Я взял с собой двадцать тяжелых тетрадей. Чтобы убавить их вес, я оторвал коленкоровые переплеты. И все же они весили около восьми килограммов из двенадцати килограммов багажа, принятого самолетом. И был момент, когда я просто горевал, что взял этот хлам вместо теплых подштанников и лишней пары сапог.

Однако любовь к литературе восторжествовала. Я примирился с моей несчастной участью…»

Здесь, очевидно, надо иметь в виду, что каждый творец, будучи властителем собственного творения, одновременно и сам находится в его власти. Он, демиург, дает своему творению жизнь, но в процессе создания оно также подчиняет себе жизнь, помыслы, поступки, судьбу своего создателя. И, забирая все его силы, придает в нужный момент дополнительные, и даже продлевает ему жизнь, как это было, например, с тяжело болевшим Марселем Прустом, многие годы в затворничестве работавшим над своим многотомным сочинением «В поисках утраченного времени» и дописавшим последние страницы накануне смерти. Вернее, умершим тотчас после их написания.

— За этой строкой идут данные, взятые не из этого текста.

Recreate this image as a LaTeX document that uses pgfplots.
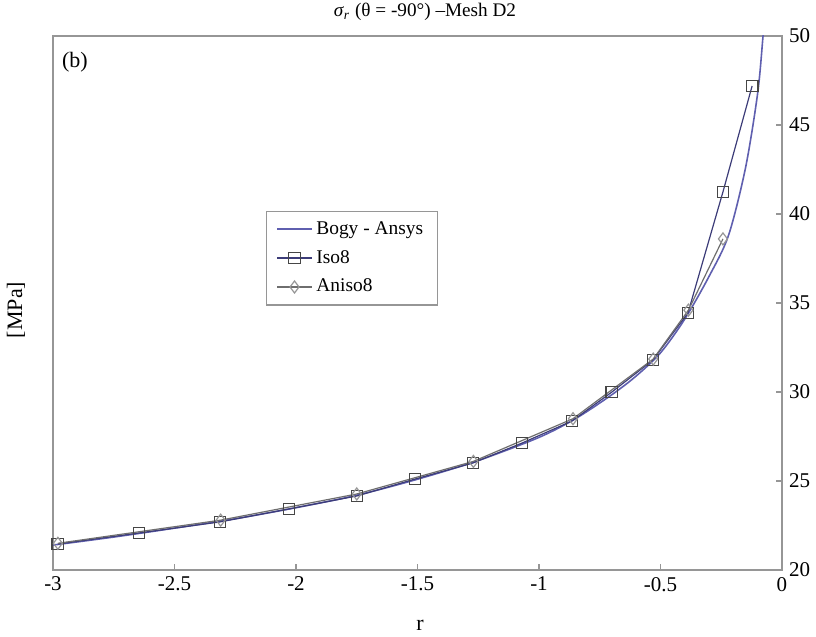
\documentclass[border=0pt]{standalone}
\usepackage{fontspec}
\setmainfont{Liberation Serif}
\usepackage{pgfplots}
\pgfplotsset{compat=1.18}
\definecolor{axgray}{RGB}{150,150,150}
\definecolor{bogy}{RGB}{95,95,175}
\definecolor{isoline}{RGB}{60,60,120}
\definecolor{isomark}{RGB}{70,70,70}
\definecolor{anisoline}{RGB}{110,110,110}
\definecolor{anisomark}{RGB}{150,150,150}
\begin{document}
\begin{tikzpicture}
\useasboundingbox (-26.5pt,-33.5pt) rectangle (381.5pt,285pt);
\begin{axis}[
  scale only axis,
  width=364.5pt, height=267pt,
  xmin=-3, xmax=0, ymin=20, ymax=50,
  xtick={-3,-2.5,-2,-1.5,-1,-0.5,0},
  ytick={20,25,30,35,40,45,50},
  xticklabels={-3,-2.5,-2,-1.5,-1,-0.5,0},
  yticklabels={20,25,30,35,40,45,50},
  ytick pos=right, yticklabel pos=right,
  xtick pos=bottom,
  tick align=inside,
  major tick length=3pt,
  axis line style={axgray, line width=0.9pt},
  tick style={axgray, line width=0.7pt},
  every tick label/.append style={font=\fontsize{10.5}{12}\selectfont},
  /pgf/number format/assume math mode=true,
  legend style={at={(0.41,0.584)}, anchor=center, draw=axgray, line width=0.6pt,
    font=\fontsize{9.7}{11}\selectfont, inner xsep=5pt, inner ysep=3pt,
    row sep=2.5pt, legend cell align=left},
  legend cell align=left,
]
\addplot[bogy, line width=0.8pt, smooth, tension=0.5,
  legend image code/.code={\draw[bogy, line width=0.8pt] (0cm,0cm) -- (0.6cm,0cm);}] coordinates {
(-3,21.4) (-2.75,21.85) (-2.5,22.35) (-2.25,22.88) (-2.0,23.5) (-1.75,24.2)
(-1.5,25.1) (-1.25,26.15) (-1.0,27.45) (-0.85,28.5) (-0.7,29.85) (-0.6,30.9)
(-0.5,32.2) (-0.4,34.1) (-0.3,36.5) (-0.22,38.8) (-0.15,42.6) (-0.1,46.8)
(-0.078,50) (-0.065,52)
};
\addlegendentry{Bogy - Ansys}
\addplot[isoline, line width=0.6pt, mark=square, mark size=2.9pt,
  mark options={isomark, line width=0.6pt, fill=none}] coordinates {
(-2.98,21.46) (-2.646,22.08) (-2.313,22.70) (-2.029,23.43) (-1.749,24.16)
(-1.510,25.11) (-1.272,26.01) (-1.070,27.13) (-0.864,28.37) (-0.700,30.0)
(-0.531,31.80) (-0.387,34.44) (-0.243,41.24) (-0.123,47.19)
};
\addlegendentry{Iso8}
\addplot[anisoline, line width=0.6pt, mark=diamond, mark size=3pt,
  mark options={anisomark, line width=0.6pt, fill=none}] coordinates {
(-2.98,21.5) (-2.31,22.8) (-1.75,24.27) (-1.27,26.1) (-0.86,28.5)
(-0.53,31.85) (-0.385,34.6) (-0.243,38.6)
};
\addlegendentry{Aniso8}
\end{axis}
\node[anchor=center, font=\fontsize{9.6}{11}\selectfont] at (186pt,279pt)
  {\textit{σ}\textsubscript{\textit{r}} (θ = -90°) –Mesh D2};
\node[anchor=center, font=\fontsize{11}{13}\selectfont] at (11pt,254pt) {(b)};
\node[anchor=center, rotate=90, font=\fontsize{11}{13}\selectfont] at (-18.5pt,130pt) {[MPa]};
\node[anchor=center, font=\fontsize{11}{13}\selectfont] at (183.5pt,-27.5pt) {r};
\end{tikzpicture}
\end{document}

Когда Зощенко согласился уехать, это можно было сделать только самолетом через линию фронта. С захватом станции Мга немцы перерезали последнее действовавшее железнодорожное направление, и ни один эшелон не отправлялся более из Ленинграда. Кольцо окружения быстро сжималось, — были заняты известные каждому жителю с детства дачные и пригородные места. А Дорога жизни (или, как ее точнее называли, «дорога смерти») по льду Ладожского озера еще не установилась.

Но и самолеты гражданского назначения летали редко. По свидетельству В. К. Кетлинской, писательская организация даже при поддержке своей особой группы в штабе Ленфронта добилась всего шести посадочных мест в месяц. Персональные списки на эти шесть мест утверждались Военным советом, где требовали отправлять в первую очередь наиболее известных писателей, по возрасту и состоянию здоровья неспособных носить оружие. Кетлинская неоднократно возила в Смольный список оставшихся в городе писателей и оказывалась в трудном положении: тех, кто во что бы то ни стало рвались поскорее уехать, откладывали, а те, кому предоставляли возможность первоочередной эвакуации, уезжать не хотели.